Dass Caritas und Diakonie sich zu einer gemeinsamen Tagung zusammenfinden mit der Aufgabenstellung, die NS-Zeit und ihre Auswirkungen auf die beiden kirchlichen Wohlfahrtsverbände regional aufzuarbeiten, erscheint uns heute angesichts der vielfältigen Kontakte zwischen beiden Kirchen fast als eine Normalität. Dass dabei in aller Offenheit auch das Verhalten einzelner Persönlichkeiten, die damals in hoher Verantwortung standen, zur Sprache kommt, ist richtig und notwendig. Dabei fällt auf, dass in beiden Verbänden immer wieder durch Lavieren und Konzessionen an den NS-Staat versucht wurde, seinem Zugriff zu entgehen, letztlich ohne nachhaltigen Erfolg. Die Grenze zwischen möglicher Konzession und Mittäterschaft zu bestimmen, ist vielfach sehr schwierig. Ein Vergleich zwischen den beiden Verbänden ist bei der zufällig anmutenden Auswahl der Beispiele nicht möglich.

Für beide Verbände wird das Spektrum der Arbeit nicht abgedeckt. Trotzdem stellt der Sammelband einen wichtigen Schritt zur Aufarbeitung nationalsozialistischer Vergangenheit in Niedersachsen dar. Er bietet eine Fülle von Informationen und öffnet den Blick in eine von Sorgen, Ängsten, Verunsicherungen und Unsicherheit im Urteilen, von Irrtum und auch Versagen, von Mut, Glaubensstärke und Kampfeswille erfüllten Alltag.

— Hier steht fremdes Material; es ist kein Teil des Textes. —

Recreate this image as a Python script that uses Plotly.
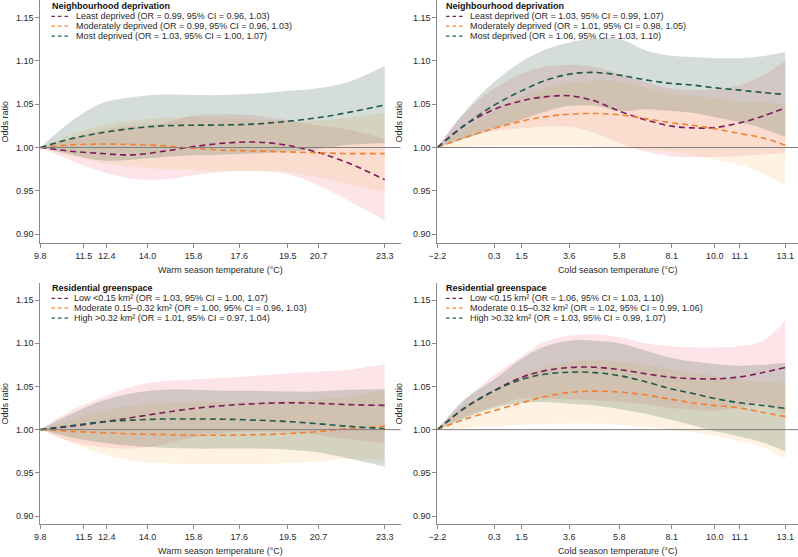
import plotly.graph_objects as go

# ---------------- data ----------------
warm_t = [9.8, 11.0, 12.2, 13.4, 14.6, 15.8, 17.0, 18.2, 19.4, 20.6, 21.8, 23.3]
cold_t = [-2.2, -1.0, 0.3, 1.5, 2.5, 3.6, 4.7, 5.8, 7.0, 8.1, 9.0, 10.0, 11.1, 12.1, 13.1]

warm_ticks = [9.8, 11.5, 12.4, 14.0, 15.8, 17.6, 19.5, 20.7, 23.3]
warm_ticklabels = ["9.8", "11.5", "12.4", "14.0", "15.8", "17.6", "19.5", "20.7", "23.3"]
cold_ticks = [-2.2, 0.3, 1.5, 3.6, 5.8, 8.1, 10.0, 11.1, 13.1]
cold_ticklabels = ["\u22122.2", "0.3", "1.5", "3.6", "5.8", "8.1", "10.0", "11.1", "13.1"]
y_ticks = [0.90, 0.95, 1.00, 1.05, 1.10, 1.15]

# Panel A: neighbourhood deprivation, warm season
dep_warm_least = [1.000, 0.9957, 0.9931, 0.9915, 0.9955, 1.001, 1.005, 1.0063, 1.003, 0.995, 0.983, 0.963]
dep_warm_least_hi = [1.000, 1.010, 1.020, 1.025, 1.028, 1.037, 1.038, 1.037, 1.032, 1.026, 1.021, 1.010]
dep_warm_least_lo = [1.000, 0.985, 0.972, 0.964, 0.963, 0.968, 0.972, 0.973, 0.970, 0.958, 0.940, 0.916]
dep_warm_mod = [1.000, 1.003, 1.004, 1.0035, 1.002, 0.999, 0.997, 0.996, 0.995, 0.994, 0.993, 0.993]
dep_warm_mod_hi = [1.000, 1.015, 1.025, 1.031, 1.034, 1.035, 1.034, 1.032, 1.031, 1.031, 1.034, 1.040]
dep_warm_mod_lo = [1.000, 0.990, 0.982, 0.978, 0.975, 0.974, 0.973, 0.973, 0.972, 0.966, 0.958, 0.949]
dep_warm_most = [1.000, 1.010, 1.017, 1.022, 1.025, 1.0257, 1.026, 1.027, 1.030, 1.034, 1.040, 1.049]
dep_warm_most_hi = [1.000, 1.030, 1.051, 1.058, 1.061, 1.0605, 1.0605, 1.062, 1.065, 1.068, 1.075, 1.094]
dep_warm_most_lo = [1.000, 0.992, 0.985, 0.986, 0.989, 0.991, 0.992, 0.993, 0.995, 0.998, 1.003, 1.005]

# Panel B: neighbourhood deprivation, cold season
dep_cold_least = [1.000, 1.0257, 1.0438, 1.0538, 1.0584, 1.0596, 1.0538, 1.0419, 1.0315, 1.0246, 1.0226, 1.023, 1.0284, 1.0361, 1.0457]
dep_cold_least_hi = [1.000, 1.040, 1.068, 1.085, 1.093, 1.095, 1.093, 1.085, 1.075, 1.068, 1.066, 1.067, 1.072, 1.083, 1.100]
dep_cold_least_lo = [1.000, 1.011, 1.019, 1.022, 1.024, 1.024, 1.017, 1.005, 0.995, 0.990, 0.989, 0.989, 0.990, 0.992, 0.993]
dep_cold_mod = [1.000, 1.0115, 1.022, 1.0304, 1.0353, 1.0384, 1.0392, 1.0377, 1.033, 1.0284, 1.0257, 1.0215, 1.0161, 1.0111, 1.0027]
dep_cold_mod_hi = [1.000, 1.022, 1.042, 1.059, 1.069, 1.075, 1.077, 1.076, 1.069, 1.062, 1.060, 1.057, 1.052, 1.052, 1.050]
dep_cold_mod_lo = [1.000, 1.001, 1.002, 1.002, 1.002, 1.002, 1.001, 0.999, 0.997, 0.995, 0.991, 0.986, 0.980, 0.970, 0.955]
dep_cold_most = [1.000, 1.0257, 1.0488, 1.0653, 1.0769, 1.0846, 1.0865, 1.0834, 1.0777, 1.0738, 1.072, 1.0688, 1.0661, 1.0634, 1.0611]
dep_cold_most_hi = [1.000, 1.041, 1.0757, 1.0988, 1.1123, 1.121, 1.1255, 1.125, 1.1115, 1.1057, 1.1042, 1.103, 1.103, 1.1053, 1.110]
dep_cold_most_lo = [1.000, 1.010, 1.022, 1.032, 1.041, 1.048, 1.048, 1.042, 1.044, 1.042, 1.040, 1.035, 1.029, 1.022, 1.012]

# Panel C: residential greenspace, warm season
grn_warm_low = [1.000, 1.0038, 1.0085, 1.0140, 1.0195, 1.0245, 1.0278, 1.030, 1.031, 1.0305, 1.029, 1.028]
grn_warm_low_hi = [1.000, 1.022, 1.037, 1.050, 1.056, 1.058, 1.060, 1.062, 1.065, 1.067, 1.069, 1.076]
grn_warm_low_lo = [1.000, 0.986, 0.980, 0.978, 0.983, 0.991, 0.996, 0.998, 0.997, 0.994, 0.989, 0.984]
grn_warm_mod = [1.000, 0.998, 0.9965, 0.995, 0.9943, 0.9935, 0.9935, 0.994, 0.9952, 0.9975, 1.001, 1.004]
grn_warm_mod_hi = [1.000, 1.012, 1.022, 1.028, 1.031, 1.032, 1.032, 1.032, 1.033, 1.035, 1.038, 1.045]
grn_warm_mod_lo = [1.000, 0.985, 0.972, 0.964, 0.961, 0.960, 0.960, 0.960, 0.961, 0.963, 0.966, 0.965]
grn_warm_high = [1.000, 1.0045, 1.009, 1.011, 1.0122, 1.0123, 1.012, 1.011, 1.0095, 1.007, 1.004, 1.001]
grn_warm_high_hi = [1.000, 1.018, 1.033, 1.042, 1.046, 1.046, 1.045, 1.045, 1.044, 1.044, 1.046, 1.047]
grn_warm_high_lo = [1.000, 0.991, 0.985, 0.981, 0.979, 0.978, 0.978, 0.978, 0.977, 0.974, 0.967, 0.957]

# Panel D: residential greenspace, cold season
grn_cold_low = [1.000, 1.025, 1.045, 1.0605, 1.068, 1.0718, 1.0722, 1.0695, 1.0645, 1.0605, 1.059, 1.0587, 1.061, 1.066, 1.072]
grn_cold_low_hi = [1.000, 1.034, 1.063, 1.085, 1.1014, 1.1085, 1.110, 1.107, 1.100, 1.0964, 1.0953, 1.095, 1.0964, 1.1025, 1.127]
grn_cold_low_lo = [1.000, 1.015, 1.027, 1.036, 1.036, 1.035, 1.034, 1.032, 1.029, 1.025, 1.023, 1.022, 1.026, 1.030, 1.018]
grn_cold_mod = [1.000, 1.012, 1.022, 1.031, 1.038, 1.043, 1.0445, 1.0435, 1.040, 1.035, 1.031, 1.028, 1.025, 1.020, 1.015]
grn_cold_mod_hi = [1.000, 1.027, 1.047, 1.062, 1.072, 1.078, 1.080, 1.079, 1.075, 1.070, 1.066, 1.062, 1.058, 1.055, 1.054]
grn_cold_mod_lo = [1.000, 1.002, 1.004, 1.0055, 1.0065, 1.007, 1.007, 1.0055, 1.003, 0.9995, 0.997, 0.993, 0.987, 0.980, 0.966]
grn_cold_high = [1.000, 1.025, 1.045, 1.058, 1.064, 1.0665, 1.066, 1.0625, 1.055, 1.047, 1.042, 1.036, 1.031, 1.028, 1.0245]
grn_cold_high_hi = [1.000, 1.035, 1.058, 1.082, 1.096, 1.103, 1.103, 1.100, 1.091, 1.083, 1.079, 1.076, 1.074, 1.075, 1.077]
grn_cold_high_lo = [1.000, 1.013, 1.025, 1.031, 1.032, 1.030, 1.028, 1.024, 1.018, 1.011, 1.005, 0.998, 0.992, 0.985, 0.975]

dep_title = "Neighbourhood deprivation"
grn_title = "Residential greenspace"
dep_warm_labels = ["Least deprived (OR = 0.99, 95% CI = 0.96, 1.03)",
                   "Moderately deprived (OR = 0.99, 95% CI = 0.96, 1.03)",
                   "Most deprived (OR = 1.03, 95% CI = 1.00, 1.07)"]
dep_cold_labels = ["Least deprived (OR = 1.03, 95% CI = 0.99, 1.07)",
                   "Moderately deprived (OR = 1.01, 95% CI = 0.98, 1.05)",
                   "Most deprived (OR = 1.06, 95% CI = 1.03, 1.10)"]
grn_warm_labels = ["Low <0.15 km\u00b2 (OR = 1.03, 95% CI = 1.00, 1.07)",
                   "Moderate 0.15\u20130.32 km\u00b2 (OR = 1.00, 95% CI = 0.96, 1.03)",
                   "High >0.32 km\u00b2 (OR = 1.01, 95% CI = 0.97, 1.04)"]
grn_cold_labels = ["Low <0.15 km\u00b2 (OR = 1.06, 95% CI = 1.03, 1.10)",
                   "Moderate 0.15\u20130.32 km\u00b2 (OR = 1.02, 95% CI = 0.99, 1.06)",
                   "High >0.32 km\u00b2 (OR = 1.03, 95% CI = 0.99, 1.07)"]

# ---------------- style ----------------
W, H = 798, 557
FONT = "Liberation Sans, Arial, sans-serif"
FS = 9
line_colors = ["#7e1b5c", "#f4812f", "#1d5b4b"]
fill_colors = ["rgba(238,120,140,0.20)", "rgba(250,195,110,0.20)", "rgba(45,85,60,0.20)"]
AXIS_COL = "#8a8a8a"
TXT = "#2a2a2a"

fig = go.Figure()

panels = [
    ("x", "y", warm_t,
     [(dep_warm_least, dep_warm_least_lo, dep_warm_least_hi),
      (dep_warm_mod, dep_warm_mod_lo, dep_warm_mod_hi),
      (dep_warm_most, dep_warm_most_lo, dep_warm_most_hi)], dep_warm_labels, dep_title),
    ("x2", "y2", cold_t,
     [(dep_cold_least, dep_cold_least_lo, dep_cold_least_hi),
      (dep_cold_mod, dep_cold_mod_lo, dep_cold_mod_hi),
      (dep_cold_most, dep_cold_most_lo, dep_cold_most_hi)], dep_cold_labels, dep_title),
    ("x3", "y3", warm_t,
     [(grn_warm_low, grn_warm_low_lo, grn_warm_low_hi),
      (grn_warm_mod, grn_warm_mod_lo, grn_warm_mod_hi),
      (grn_warm_high, grn_warm_high_lo, grn_warm_high_hi)], grn_warm_labels, grn_title),
    ("x4", "y4", cold_t,
     [(grn_cold_low, grn_cold_low_lo, grn_cold_low_hi),
      (grn_cold_mod, grn_cold_mod_lo, grn_cold_mod_hi),
      (grn_cold_high, grn_cold_high_lo, grn_cold_high_hi)], grn_cold_labels, grn_title),
]

for xa, ya, xs, series, labels, title in panels:
    for i, (mid, lo, hi) in enumerate(series):
        fig.add_trace(go.Scatter(x=xs, y=lo, xaxis=xa, yaxis=ya, mode="lines",
                                 line=dict(width=0, shape="spline", smoothing=1.0, color=fill_colors[i]),
                                 showlegend=False, hoverinfo="skip"))
        fig.add_trace(go.Scatter(x=xs, y=hi, xaxis=xa, yaxis=ya, mode="lines", fill="tonexty",
                                 fillcolor=fill_colors[i],
                                 line=dict(width=0, shape="spline", smoothing=1.0, color=fill_colors[i]),
                                 showlegend=False, hoverinfo="skip"))
    for i, (mid, lo, hi) in enumerate(series):
        fig.add_trace(go.Scatter(x=xs, y=mid, xaxis=xa, yaxis=ya, mode="lines",
                                 line=dict(width=1.6, color=line_colors[i], dash="6px,4px",
                                           shape="spline", smoothing=1.0),
                                 name=labels[i], showlegend=False))
    fig.add_shape(type="line", xref=f"{xa} domain", yref=ya, x0=0, x1=1, y0=1, y1=1,
                  line=dict(color="#808080", width=1), layer="above")

def px(x):
    return x / W

def py(y):
    return 1 - y / H

legend_pos = [(42, 6, 68), (441, 6, 466), (42, 288, 66), (441, 288, 466)]
for (lx, ly, tx), (_, _, _, _, labels, title) in zip(legend_pos, panels):
    fig.add_annotation(x=px(lx - 1), y=py(ly), xref="paper", yref="paper", text=f"<b>{title}</b>",
                       showarrow=False, xanchor="left", yanchor="middle",
                       font=dict(size=FS, color="#111", family=FONT))
    for i, lab in enumerate(labels):
        yy = ly + 10.3 + 9.9 * i
        fig.add_shape(type="line", xref="paper", yref="paper", x0=px(lx + 1), x1=px(lx + 18),
                      y0=py(yy), y1=py(yy),
                      line=dict(color=line_colors[i], width=1.2, dash="3.5px,3px"))
        fig.add_annotation(x=px(tx - 2), y=py(yy), xref="paper", yref="paper", text=lab,
                           showarrow=False, xanchor="left", yanchor="middle",
                           font=dict(size=FS, color=TXT, family=FONT))

common_axis = dict(showline=True, linecolor=AXIS_COL, linewidth=1.2, ticks="outside",
                   ticklen=4, tickcolor=AXIS_COL, tickwidth=1, showgrid=False, zeroline=False,
                   tickfont=dict(size=FS, color=TXT, family=FONT))

top_dom = [1 - 243.3 / H, 1.0]
bot_dom = [1 - 524.3 / H, 1 - 283 / H]
left_dom = [31.7 / W, 396 / W]
right_dom = [433.3 / W, 1.0]

def xaxis_cfg(dom, ticks, labels, rng, title, anchor):
    return dict(common_axis, domain=dom, range=rng, tickmode="array", tickvals=ticks,
                ticktext=labels, anchor=anchor,
                title=dict(text=title, standoff=6, font=dict(size=FS, color=TXT, family=FONT)))

def yaxis_cfg(dom, rng, anchor):
    return dict(common_axis, domain=dom, range=rng, tickmode="array", tickvals=y_ticks,
                tickformat=".2f", anchor=anchor,
                title=dict(text="Odds ratio", standoff=8, font=dict(size=FS, color=TXT, family=FONT)))

warm_rng = [9.8, 9.8 + (396 - 31.7) / 25.8]
cold_rng = [-2.2, -2.2 + (798 - 433.3) / 23.0]
top_rng = [0.8896, 1.1700]
bot_rng = [0.8904, 1.1697]

fig.update_layout(
    width=W, height=H, margin=dict(l=0, r=0, t=0, b=0),
    paper_bgcolor="white", plot_bgcolor="white", showlegend=False,
    font=dict(family=FONT, size=FS, color=TXT),
    xaxis=xaxis_cfg(left_dom, warm_ticks, warm_ticklabels, warm_rng, "Warm season temperature (\u00b0C)", "y"),
    yaxis=yaxis_cfg(top_dom, top_rng, "x"),
    xaxis2=xaxis_cfg(right_dom, cold_ticks, cold_ticklabels, cold_rng, "Cold season temperature (\u00b0C)", "y2"),
    yaxis2=yaxis_cfg(top_dom, top_rng, "x2"),
    xaxis3=xaxis_cfg(left_dom, warm_ticks, warm_ticklabels, warm_rng, "Warm season temperature (\u00b0C)", "y3"),
    yaxis3=yaxis_cfg(bot_dom, bot_rng, "x3"),
    xaxis4=xaxis_cfg(right_dom, cold_ticks, cold_ticklabels, cold_rng, "Cold season temperature (\u00b0C)", "y4"),
    yaxis4=yaxis_cfg(bot_dom, bot_rng, "x4"),
)

fig.write_html("out.html")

Andreas Sonnenburg schließt seinen Aufsatz über die Henriettenstiftung mit folgender Feststellung: "Verhalten und Nichtverhalten der damaligen Leitung der Henriettenstiftung aus heutiger Sicht moralisch zu werten, wäre anmaßend. Persönlicher Mut ist nicht einklagbar, erst recht dann nicht, wenn die möglichen negativen Konsequenzen aus dem auf ihnen basierenden Handeln auch von anderen zu tragen sind." (259) Diese vorsichtige Zurückhaltung kennzeichnet die in dem Sammelband zusammengefassten Arbeiten, ohne dadurch an Qualität der historisch-kritischen Erforschung einzubüßen.